» DIRECTIONS:
Quote, line for line, the entries from the first through the one containing "sq_x0, sq_pitch, sq_size = 463.5, 16.65, 15.2". Pictures are left out.

» Rows from a dataset:
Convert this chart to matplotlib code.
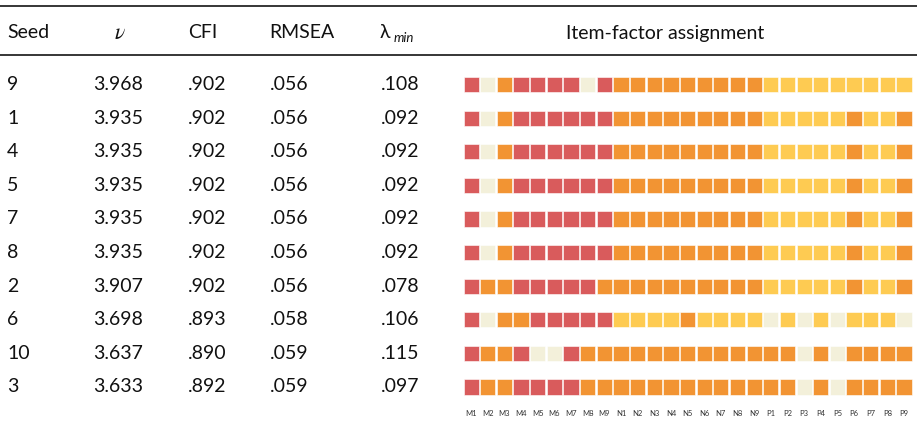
import matplotlib
matplotlib.use("Agg")
import matplotlib.pyplot as plt
from matplotlib.patches import Rectangle

plt.rcParams["font.family"] = ["Lato", "DejaVu Sans"]
plt.rcParams["mathtext.fontset"] = "stix"

# Table data
seeds = ["9", "1", "4", "5", "7", "8", "2", "6", "10", "3"]
nu = ["3.968", "3.935", "3.935", "3.935", "3.935", "3.935", "3.907", "3.698", "3.637", "3.633"]
cfi = [".902", ".902", ".902", ".902", ".902", ".902", ".902", ".893", ".890", ".892"]
rmsea = [".056", ".056", ".056", ".056", ".056", ".056", ".056", ".058", ".059", ".059"]
lam_min = [".108", ".092", ".092", ".092", ".092", ".092", ".078", ".106", ".115", ".097"]

items = [f"M{i}" for i in range(1, 10)] + [f"N{i}" for i in range(1, 10)] + [f"P{i}" for i in range(1, 10)]

# Factor per item: R = red, O = orange, Y = yellow, B = unassigned (beige)
assignments = [
    "RBORRRRBR" + "OOOOOOOOO" + "YYYYYYYYY",
    "RBORRRRRR" + "OOOOOOOOO" + "YYYYYOYYO",
    "RBORRRRRR" + "OOOOOOOOO" + "YYYYYOYYO",
    "RBORRRRRR" + "OOOOOOOOO" + "YYYYYOYYO",
    "RBORRRRRR" + "OOOOOOOOO" + "YYYYYOYYO",
    "RBORRRRRR" + "OOOOOOOOO" + "YYYYYOYYO",
    "ROORRRRRO" + "OOOOOOOOO" + "YYYYYOYYO",
    "RBOORRRRR" + "YYYYOYYYY" + "BYBYBYYYB",
    "ROORBBROO" + "OOOOOOOOO" + "OOBOBOOOO",
    "ROORRRROO" + "OOOOOOOOO" + "OOBOBOOOO",
]

colors = {"R": "#d95b5c", "O": "#f29433", "Y": "#fecb52", "B": "#f3f0da"}

W, H = 917, 441
fig = plt.figure(figsize=(W / 100, H / 100), dpi=100)
ax = fig.add_axes([0, 0, 1, 1])
ax.set_xlim(0, W)
ax.set_ylim(H, 0)
ax.axis("off")

txt = "#111111"
fs = 14

# Layout
row_y0, row_step = 84.5, 33.6
header_y = 33
sq_x0, sq_pitch, sq_size = 463.5, 16.65, 15.2

# Rules
ax.plot([0, W], [5.5, 5.5], color="black", lw=1.1)
ax.plot([0, W], [55, 55], color="black", lw=1.1)

# Header
ax.text(7, header_y, "Seed", fontsize=fs, va="center", ha="left", color=txt)
ax.text(120, header_y, r"$\nu$", fontsize=fs + 1.5, va="center", ha="center", color=txt)
ax.text(188, header_y, "CFI", fontsize=fs, va="center", ha="left", color=txt)
ax.text(269, header_y, "RMSEA", fontsize=fs, va="center", ha="left", color=txt)
ax.text(380, header_y, "λ", fontsize=fs, va="center", ha="left", color=txt)
ax.text(394, header_y + 5, "min", fontsize=fs - 4.5, style="italic", va="center", ha="left", color=txt)
ax.text(665, header_y, "Item-factor assignment", fontsize=fs, va="center", ha="center", color=txt)

# Rows
for i in range(len(seeds)):
    y = row_y0 + i * row_step
    ax.text(7, y, seeds[i], fontsize=fs, va="center", ha="left", color=txt)
    ax.text(93, y, nu[i], fontsize=fs, va="center", ha="left", color=txt)
    ax.text(188, y, cfi[i], fontsize=fs, va="center", ha="left", color=txt)
    ax.text(270, y, rmsea[i], fontsize=fs, va="center", ha="left", color=txt)
    ax.text(381, y, lam_min[i], fontsize=fs, va="center", ha="left", color=txt)
    for j, f in enumerate(assignments[i]):
        x = sq_x0 + j * sq_pitch
        ax.add_patch(Rectangle((x, y - sq_size / 2), sq_size, sq_size,
                               facecolor=colors[f], edgecolor="white", lw=0.4))

# Item labels
label_y = row_y0 + (len(seeds) - 1) * row_step + 27
for j, name in enumerate(items):
    ax.text(sq_x0 + j * sq_pitch + sq_size / 2, label_y, name, fontsize=5.5,
            ha="center", va="center", color="#333333")

fig.savefig("out.png", dpi=100)
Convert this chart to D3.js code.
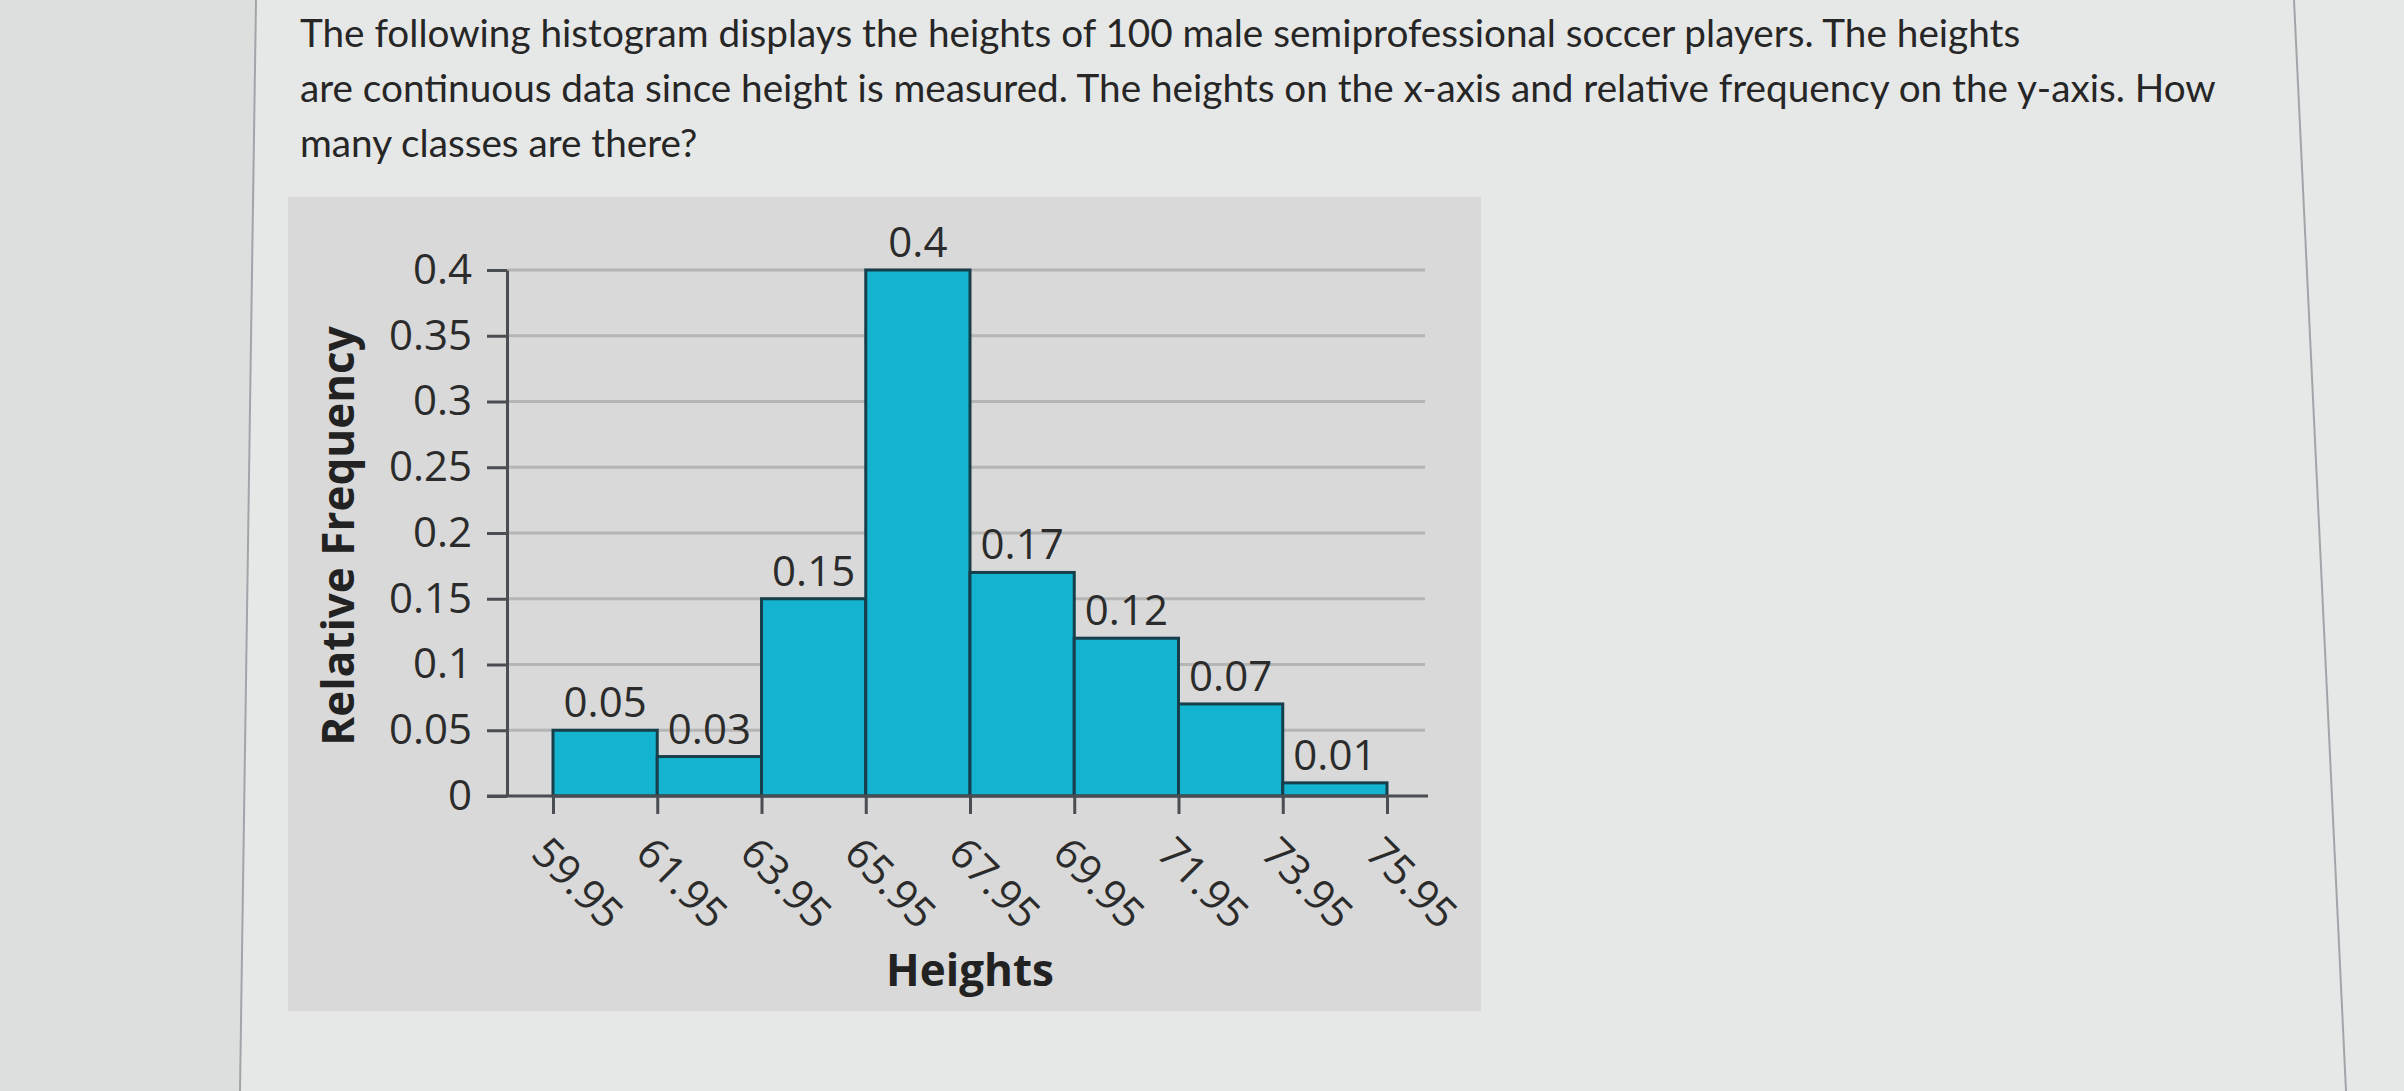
<!DOCTYPE html>
<html>
<head>
<meta charset="utf-8">
<script src="https://cdn.jsdelivr.net/npm/d3@7"></script>
<style>
  html, body { margin: 0; padding: 0; background: #e6e8e7; }
  svg { display: block; }
</style>
</head>
<body>
<div id="chart"></div>
<script>
// data
var binEdges = [59.95, 61.95, 63.95, 65.95, 67.95, 69.95, 71.95, 73.95, 75.95];
var relFreq = [0.05, 0.03, 0.15, 0.4, 0.17, 0.12, 0.07, 0.01];
var freqLabels = ["0.05", "0.03", "0.15", "0.4", "0.17", "0.12", "0.07", "0.01"];
var yTicks = [0, 0.05, 0.1, 0.15, 0.2, 0.25, 0.3, 0.35, 0.4];
var yTickLabels = ["0", "0.05", "0.1", "0.15", "0.2", "0.25", "0.3", "0.35", "0.4"];
var questionLines = [
  "The following histogram displays the heights of 100 male semiprofessional soccer players. The heights",
  "are continuous data since height is measured. The heights on the x-axis and relative frequency on the y-axis. How",
  "many classes are there?"
];

var width = 2404, height = 1091;
var svg = d3.select("#chart").append("svg")
  .attr("width", width)
  .attr("height", height);

// page background: darker strip left, content area, border lines
svg.append("rect").attr("x", 0).attr("y", 0).attr("width", width).attr("height", height).attr("fill", "#e6e8e7");
svg.append("path").attr("d", "M0,0 L256,0 L240,1091 L0,1091 Z").attr("fill", "#dddfde");
svg.append("line").attr("x1", 256).attr("y1", 0).attr("x2", 240).attr("y2", height)
  .attr("stroke", "#a2a4aa").attr("stroke-width", 2);
svg.append("line").attr("x1", 2294).attr("y1", 0).attr("x2", 2346).attr("y2", height)
  .attr("stroke", "#a2a4aa").attr("stroke-width", 2);

// question text
var q = svg.append("g").attr("font-family", "Lato, sans-serif").attr("fill", "#262626");
q.selectAll("text")
  .data(questionLines)
  .enter()
  .append("text")
  .attr("x", 300)
  .attr("y", function(d, i) { return 47 + i * 55; })
  .attr("font-size", "36px")
  .text(function(d) { return d; });
// stretch font size so the first line ends where it does in the picture
var first = q.select("text").node();
var fs = 36 * 1721 / first.getComputedTextLength();
q.selectAll("text").attr("font-size", fs + "px");

// chart panel
svg.append("rect")
  .attr("x", 288).attr("y", 197)
  .attr("width", 1193).attr("height", 814)
  .attr("fill", "#d8d9d8");

var x = d3.scaleLinear().domain([binEdges[0], binEdges[binEdges.length - 1]]).range([553, 1387]);
var y = d3.scaleLinear().domain([0, 0.4]).range([796, 270]);
var axisX = 507;

var chart = svg.append("g").attr("font-family", "'Open Sans', sans-serif");

// gridlines
chart.selectAll("line.grid")
  .data(yTicks.slice(1))
  .enter()
  .append("line")
  .attr("class", "grid")
  .attr("x1", axisX).attr("x2", 1425)
  .attr("y1", function(d) { return y(d); })
  .attr("y2", function(d) { return y(d); })
  .attr("stroke", "#b4b5b5")
  .attr("stroke-width", 3);

// bars
var bins = relFreq.map(function(v, i) {
  return { x0: binEdges[i], x1: binEdges[i + 1], v: v, label: freqLabels[i] };
});
chart.selectAll("rect.bar")
  .data(bins)
  .enter()
  .append("rect")
  .attr("class", "bar")
  .attr("x", function(d) { return x(d.x0); })
  .attr("y", function(d) { return y(d.v); })
  .attr("width", function(d) { return x(d.x1) - x(d.x0); })
  .attr("height", function(d) { return y(0) - y(d.v); })
  .attr("fill", "#14b3cf")
  .attr("stroke", "#163f4b")
  .attr("stroke-width", 3);

// value labels above bars
chart.selectAll("text.val")
  .data(bins)
  .enter()
  .append("text")
  .attr("class", "val")
  .attr("x", function(d) { return (x(d.x0) + x(d.x1)) / 2; })
  .attr("y", function(d) { return y(d.v) - 13; })
  .attr("text-anchor", "middle")
  .attr("font-size", "42px")
  .attr("fill", "#2b2b2b")
  .text(function(d) { return d.label; });

// y axis
var yAxis = d3.axisLeft(y)
  .tickValues(yTicks)
  .tickFormat(function(d, i) { return yTickLabels[i]; })
  .tickSize(20)
  .tickSizeOuter(0)
  .tickPadding(15);
var gy = chart.append("g").attr("transform", "translate(" + axisX + ",0)").call(yAxis);
gy.select(".domain").attr("stroke", "#4a4d52").attr("stroke-width", 3);
gy.selectAll(".tick line").attr("stroke", "#4a4d52").attr("stroke-width", 3);
gy.selectAll(".tick text")
  .attr("font-family", "'Open Sans', sans-serif")
  .attr("font-size", "42px")
  .attr("fill", "#2b2b2b");

// x axis
var xAxis = d3.axisBottom(x)
  .tickValues(binEdges)
  .tickSize(18)
  .tickFormat("");
var gx = chart.append("g").attr("transform", "translate(0," + y(0) + ")").call(xAxis);
gx.select(".domain").remove();
gx.selectAll(".tick line").attr("stroke", "#4a4d52").attr("stroke-width", 3);
chart.append("line")
  .attr("x1", 487).attr("x2", 1428)
  .attr("y1", y(0)).attr("y2", y(0))
  .attr("stroke", "#4a4d52").attr("stroke-width", 3);

// rotated tick labels
chart.selectAll("text.xlab")
  .data(binEdges)
  .enter()
  .append("text")
  .attr("class", "xlab")
  .attr("transform", function(d) { return "translate(" + (x(d) - 2) + "," + (y(0) + 38) + ") rotate(45)"; })
  .attr("dy", "0.72em")
  .attr("font-size", "42px")
  .attr("fill", "#2b2b2b")
  .text(function(d) { return d.toFixed(2); });

// axis titles
chart.append("text")
  .attr("x", 970).attr("y", 986)
  .attr("text-anchor", "middle")
  .attr("font-size", "44px")
  .attr("font-weight", "bold")
  .attr("fill", "#222")
  .text("Heights");

chart.append("text")
  .attr("transform", "translate(354,536) rotate(-90)")
  .attr("text-anchor", "middle")
  .attr("font-size", "44px")
  .attr("font-weight", "bold")
  .attr("fill", "#222")
  .text("Relative Frequency");
</script>
</body>
</html>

» ANSWER TO THE PROBLEM:
Convert this chart to matplotlib code.
import matplotlib
matplotlib.use("Agg")
import matplotlib.pyplot as plt
from matplotlib.patches import Rectangle

plt.rcParams["font.family"] = ["Lato", "DejaVu Sans"]
plt.rcParams["mathtext.fontset"] = "stix"

# Table data
seeds = ["9", "1", "4", "5", "7", "8", "2", "6", "10", "3"]
nu = ["3.968", "3.935", "3.935", "3.935", "3.935", "3.935", "3.907", "3.698", "3.637", "3.633"]
cfi = [".902", ".902", ".902", ".902", ".902", ".902", ".902", ".893", ".890", ".892"]
rmsea = [".056", ".056", ".056", ".056", ".056", ".056", ".056", ".058", ".059", ".059"]
lam_min = [".108", ".092", ".092", ".092", ".092", ".092", ".078", ".106", ".115", ".097"]

items = [f"M{i}" for i in range(1, 10)] + [f"N{i}" for i in range(1, 10)] + [f"P{i}" for i in range(1, 10)]

# Factor per item: R = red, O = orange, Y = yellow, B = unassigned (beige)
assignments = [
    "RBORRRRBR" + "OOOOOOOOO" + "YYYYYYYYY",
    "RBORRRRRR" + "OOOOOOOOO" + "YYYYYOYYO",
    "RBORRRRRR" + "OOOOOOOOO" + "YYYYYOYYO",
    "RBORRRRRR" + "OOOOOOOOO" + "YYYYYOYYO",
    "RBORRRRRR" + "OOOOOOOOO" + "YYYYYOYYO",
    "RBORRRRRR" + "OOOOOOOOO" + "YYYYYOYYO",
    "ROORRRRRO" + "OOOOOOOOO" + "YYYYYOYYO",
    "RBOORRRRR" + "YYYYOYYYY" + "BYBYBYYYB",
    "ROORBBROO" + "OOOOOOOOO" + "OOBOBOOOO",
    "ROORRRROO" + "OOOOOOOOO" + "OOBOBOOOO",
]

colors = {"R": "#d95b5c", "O": "#f29433", "Y": "#fecb52", "B": "#f3f0da"}

W, H = 917, 441
fig = plt.figure(figsize=(W / 100, H / 100), dpi=100)
ax = fig.add_axes([0, 0, 1, 1])
ax.set_xlim(0, W)
ax.set_ylim(H, 0)
ax.axis("off")

txt = "#111111"
fs = 14

# Layout
row_y0, row_step = 84.5, 33.6
header_y = 33
sq_x0, sq_pitch, sq_size = 463.5, 16.65, 15.2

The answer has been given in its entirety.